CMS-Flow:Subgrid Turbulence Model: Difference between revisions

Subgrid Turbulence Model

In CMS-Flow eddy viscosity is calculated as

     ${\displaystyle {\nu }_t=(1-{\theta }_m){\nu }_c+{\theta }_m{\nu }_w}$  

where ${\displaystyle {\theta }_m}$ is weighting factor equal to ${\displaystyle {\theta }_m=(H_s/h{)}^3}$ in which ${\displaystyle H_s}$ is the significant wave height and ${\displaystyle {\nu }_c}$ and ${\displaystyle {\nu }_w}$ are the current- and wave-related eddy viscosity components respectively. The wave contribution is included using the equation of Kraus and Larson (1991)

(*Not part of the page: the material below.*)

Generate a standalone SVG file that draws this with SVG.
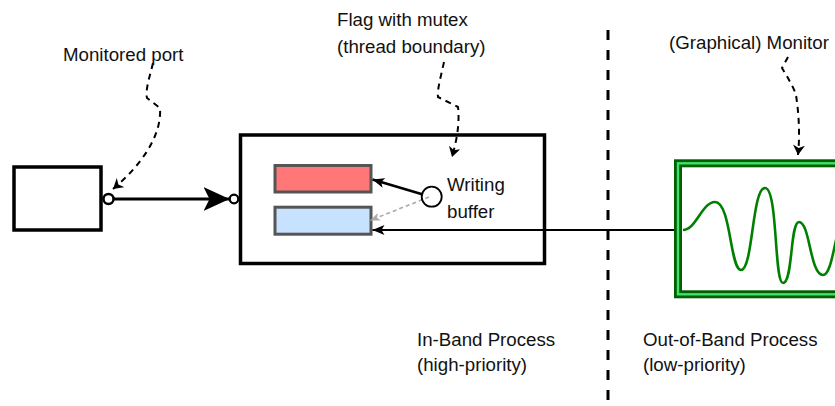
<svg xmlns="http://www.w3.org/2000/svg" width="835" height="406" viewBox="0 0 835 406">
<style>
text{font-family:"Liberation Sans",Arial,sans-serif;font-size:18.7px;fill:#111}
.box{fill:#fff;stroke:#000;stroke-width:3.5}
.buf{stroke:#555;stroke-width:3}
.callout{fill:none;stroke:#000;stroke-width:2;stroke-dasharray:6 5}
</style>
<defs>
<marker id="notch" viewBox="0 0 26 24" refX="26" refY="12" markerWidth="26" markerHeight="24" markerUnits="userSpaceOnUse" orient="auto">
<path d="M0,0 L26,12 L0,24 L6,12 Z" fill="#000"/>
</marker>
<marker id="sm" viewBox="0 0 12 10" refX="12" refY="5" markerWidth="12" markerHeight="10" markerUnits="userSpaceOnUse" orient="auto">
<path d="M0,0 L12,5 L0,10 L3,5 Z" fill="#000"/>
</marker>
<marker id="smg" viewBox="0 0 10 8" refX="10" refY="4" markerWidth="10" markerHeight="8" markerUnits="userSpaceOnUse" orient="auto">
<path d="M0,0 L10,4 L0,8 L2.5,4 Z" fill="#aaa"/>
</marker>
<marker id="co" viewBox="0 0 10 12" refX="10" refY="6" markerWidth="10" markerHeight="12" markerUnits="userSpaceOnUse" orient="auto">
<path d="M0,0 L10,6 L0,12 L3,6 Z" fill="#000"/>
</marker>
</defs>

<g id="divider">
<line x1="608" y1="30" x2="608" y2="406" stroke="#000" stroke-width="3" stroke-dasharray="10 10"/>
</g>

<g id="source">
<rect class="box" x="14" y="167" width="87" height="63" stroke-width="3"/>
</g>

<g id="inband">
<rect class="box" x="240.5" y="135" width="304" height="128.5"/>
</g>

<g id="buffer-red">
<rect class="buf" x="275" y="165.5" width="96" height="26.5" fill="#ff7777"/>
</g>
<g id="buffer-blue">
<rect class="buf" x="275" y="207.2" width="96" height="27" fill="#c6e2ff"/>
</g>

<g id="monitor">
<rect x="678" y="163.3" width="200" height="131" fill="#fff" stroke="#006000" stroke-width="8"/>
<rect x="678" y="163.3" width="200" height="131" fill="none" stroke="#3fe070" stroke-width="2.4"/>
<path d="M683,230 C696,230 702,202 715,202 C731,202 730,270 741,270 C753,270 752,188 765,188 C778,188 774,283 783,283 C793,283 790,222 799,222 C810,222 810,275 823,275 C830,275 833,252 837,236" fill="none" stroke="#008000" stroke-width="2.6"/>
</g>

<g id="connectors">
<line x1="113" y1="199" x2="229.5" y2="199" stroke="#000" stroke-width="3" marker-end="url(#notch)"/>
<line x1="423" y1="194.5" x2="372.5" y2="179.5" stroke="#000" stroke-width="2.5" marker-end="url(#sm)"/>
<line x1="429" y1="197" x2="370" y2="220.5" stroke="#aaa" stroke-width="1.6" stroke-dasharray="4 3" marker-end="url(#smg)"/>
<line x1="674" y1="230" x2="372.5" y2="230" stroke="#000" stroke-width="2" marker-end="url(#sm)"/>
<path class="callout" d="M153,63 C150,76 145,90 147,98 L160,108 C162,138 138,168 113,189" marker-end="url(#co)"/>
<path class="callout" d="M444,62 C441,76 437,90 438,97 L458,107 C460,125 456,143 452,157" marker-end="url(#co)"/>
<path class="callout" d="M788,57 L782,68 C788,78 794,88 796,95 C799,115 800,135 798,155" marker-end="url(#co)"/>
</g>

<g id="ports">
<circle cx="108.5" cy="199" r="5" fill="#fff" stroke="#000" stroke-width="2.5"/>
<circle cx="234" cy="199" r="4.3" fill="#fff" stroke="#000" stroke-width="2.3"/>
</g>

<g id="writer">
<circle cx="431.7" cy="196.7" r="10" fill="none" stroke="#000" stroke-width="1.8"/>
<text x="447" y="191">Writing</text>
<text x="447" y="218">buffer</text>
</g>

<g id="labels">
<text x="63" y="61">Monitored port</text>
<text x="337" y="26">Flag with mutex</text>
<text x="337" y="53">(thread boundary)</text>
<text x="669" y="49">(Graphical) Monitor</text>
<text x="417" y="346">In-Band Process</text>
<text x="417" y="371">(high-priority)</text>
<text x="643" y="346">Out-of-Band Process</text>
<text x="643" y="371">(low-priority)</text>
</g>
</svg>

     ${\displaystyle {\nu }_w=\mathrm{\Lambda }{u}_{w}h}$

where ${\displaystyle \mathrm{\Lambda }}$ is an empirical coefficient (default is 0.5), and ${\displaystyle u_w}$ is the wave bottom orbital velocity and ${\displaystyle h}$ is the water depth. The current-related eddy viscosity is calculated as a function of the flow gradients, and the bottom shear stress

     ${\displaystyle {\nu }_c={\nu }_0+\sqrt{(c_0{u}_{*}h{)}^2+(c_{sm}\mathrm{\Delta }|S|{)}^2}}$

where ${\displaystyle {\nu }_0}$ is a base value approximately equal to the kinematic viscosity, ${\displaystyle c_0}$ is an empirical coefficient, ${\displaystyle c_{sm}}$ is an empirical coefficient (Smagorinsky coefficient), ${\displaystyle \mathrm{\Delta }}$ is the local cell area, and ${\displaystyle |S|}$ is equal to

     ${\displaystyle |S|=\sqrt{2(\frac{\partial U}{\partial x}{)}^2+2(\frac{\partial V}{\partial y}{)}^2+(\frac{\partial U}{\partial y}+\frac{\partial V}{\partial x}{)}^2}}$

References

LARSON, M.; HANSON, H., and KRAUS, N. C., 2003. Numerical modeling of beach topography change. Advances in Coastal Modeling, V.C. Lakhan (eds.), Elsevier Oceanography Series, 67, Amsterdam, The Netherlands, 337-365.